When I first made the acquaintance of Viborg, a journey thither from St. Petersburg, though the distance by land is only about eighty miles, was no light undertaking. The daring traveler who elected to travel by road had no choice but to provide himself with abundant wrappings and a good stock of food, draw his strong boots up to his knee, fortify his inner man with scalding tea or fiery corn-whisky, and struggle through axle-deep mud or breast-high snow (according to the season), sometimes for two days together. "Mais nous avons changé tout cela." Two trains run daily from St. Petersburg, covering the whole distance in about four hours, and the stations along the line, though bearing marks of hasty construction, are still sufficiently comfortable and well supplied with provisions. Thanks to this direct communication with the capital, Viborg is now completely au fait of the news of the day, and all fashionable topics are canvassed as eagerly on the promenade of this little Finnish seaport as along the pavements of the Nevski Prospect.

"We must breakfast early to-morrow, mind," says P—— as we settle into our respective beds, "for a march in the sun here is no joke, you bet!"

"Worse than in Arabia or South America?" ask I with calm scorn.

"You'll find the north of Russia a pretty fair match for both at this season. Do you happen to know that one of the hottest places in the world is Archangelsk on the White Sea? In summer the pitch melts off the vessels like butter, and the mosquitoes are so thick that the men on board the grain-ships fairly burrow into the corn for shelter.[E] Good-night!

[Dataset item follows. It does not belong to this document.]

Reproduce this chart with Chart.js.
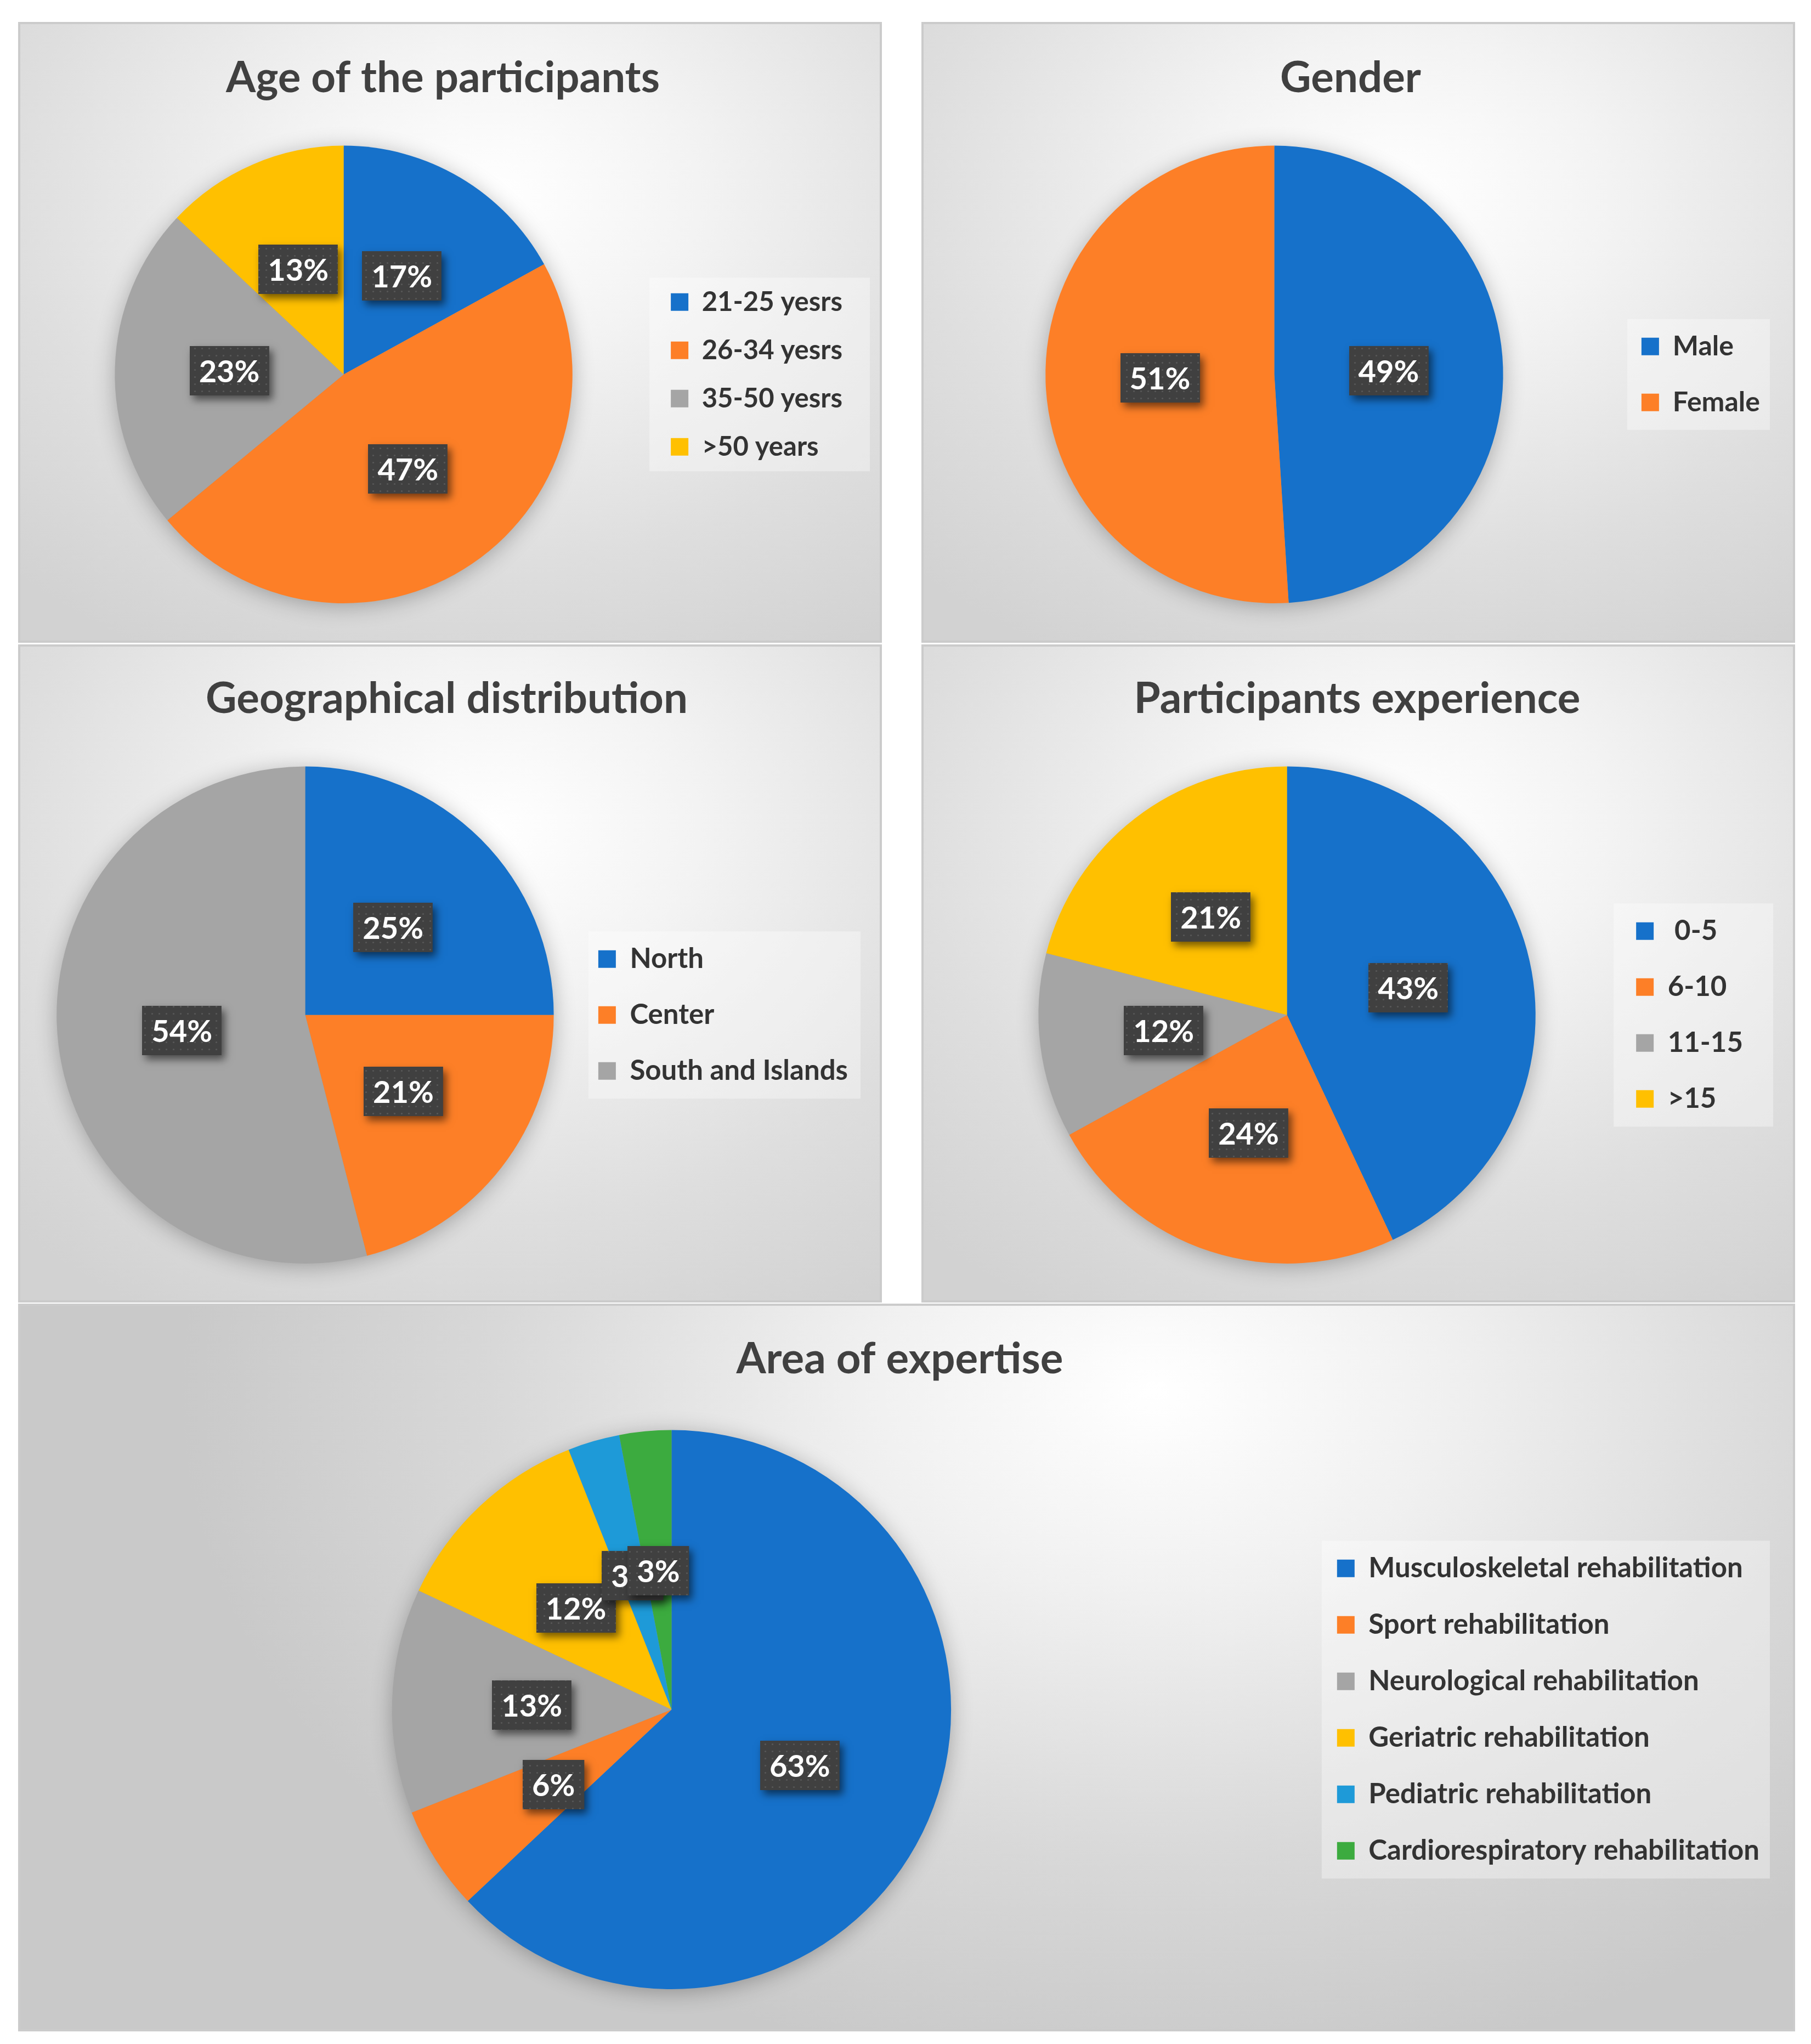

Sharp six to-morrow, mind!"

Accordingly, the early daylight finds us tramping along the edge of the picturesque little creek (dappled here and there with wood-crowned islets) in order to get well into our work before the sun is high in the sky, for a forty-mile march, knapsack on shoulder, across a difficult country, in the heat of a real Russian summer, is not a thing to be trifled with, even by men who have seen Turkey and Syria. A sudden turn of the road soon blots out the sea, and we plunge at once into the green silent depths of the northern forest.

It is characteristic of the country that, barely out of sight of one of the principal ports of Finland, we are in the midst of a loneliness as utter as if it had never been broken by man. The only tokens of his presence are the narrow swathe of road running between the dim, unending files of the shadowy pine trees, and the tall wooden posts, striped black and white like a zebra, which mark the distance in versts from Viborg, the verst being two-thirds of a mile.

To an unpractised eye the marvelous smoothness and hardness of this forest highway (unsurpassed by any macadamized road in England) might suggest a better opinion of the local civilization than it deserves; for in this case it is the soil, not the administration, that merits all the credit. In granite-paved Finland, as in limestone-paved Barbados, Nature has already laid down your road in a way that no human engineering can rival, and all you have to do is to smooth it to your own liking.